An annual highlight is students’ involvement with lambing and the breeding cycle of sheep. We have been checking the sheep and putting the rams in to start the breeding cycle. In March it’s lambing season and I always think it’s fantastic how our students witness the first lambs being born and the feeling they get when they successfully deliver a lamb that might not have made it without their help.
Any particular tasks you undertook last week?
We held an open evening for potential students coming for next year, gave presentations on the college and our course offer and took visitors round our animal resources, our farm and our curriculum areas. Next week we are inviting some back for the interview and offering places for next year. I gave some livestock lessons on the farm yesterday focused on a couple of litters of piglets; I helped students manage the piglets who are being suckled by one of our 14 sows; we also had calves in and students prepared a mix of powdered milk for them and began halter training them.
We have around 30 cows who rear a calf each year, and about 40 calves that we rear on milk and concentrates and receive in batches once a quarter, some 200 ewes that rear lambs and 14 sows that might each rear 25-30 piglets from two litters a year. We also house many smaller animals, with our students undertaking dog training and agility units at level 3 plus our exotic animals including snakes, amphibians, birds, fish, tortoises, racoons and wallabies, plus small mammals such as mice, hamsters and rabbits.
What’s the most challenging part of your role?
Finding the time to get everything done! Major changes include most courses now being assessed by external assessment with an emphasis on exams rather than internally marked assignments and continuous assessment, plus a new emphasis on ‘employer involvement’ and arranging work placements.
Anything you are particularly proud of?
Last year about half my students on the level 3 Extended Diploma in Animal Management course got to university. The number was up 25% on the figure just a few years ago. It’s great to see so many more students wanting to take things that bit further. I’ve also been pleasantly surprised that Teesside University has asked us to deliver some of the modules for their animal science and welfare degree course. Also, one of our students was offered a highly sought-after conditional place on a vet school course just five days after applications closed. She just has to meet her predicted grades.

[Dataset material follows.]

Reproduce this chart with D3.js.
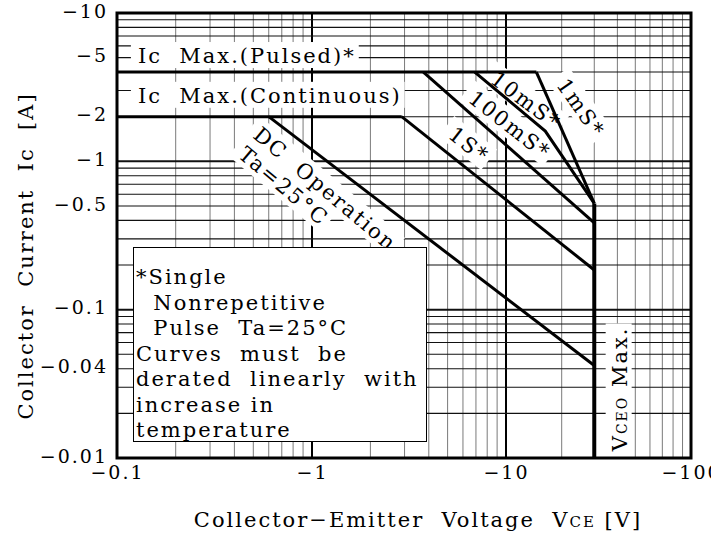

What personal qualities and skills do you need to do your job?
Good communication, written, oral and IT skills and sound knowledge of the qualifications you’ll be teaching and how they are changing. You have to be well organised to hit key academic deadlines, and being able to treat everyone you work with as equals and a team is important. I only teach each first-year student one hour a week in five sessions but I make it a priority to get to know them and show I care about their progress on the course. It also helps to be open to new ideas as everything keeps changing - I often help out on the family farm to keep myself up to date on modern techniques.
The main thing is practical experience and theoretical knowledge in the areas you will be teaching. You also need a degree in a land-based subject and a teacher training qualification (such as a certificate of education - which I studied for in my own time during my first two years of teaching - or a PGCE). It is also worth taking the assessor and internal verifier qualifications.
What key question would you ask someone applying for your job?
How do you show a good understanding and interpretation of the data related to courses you want to teach?
What gets you up in the morning?
Interacting with students, and seeing them progress over two years and often go on to university. Every student journey is different and I want to have the same positive impact on my students as my teachers had on me.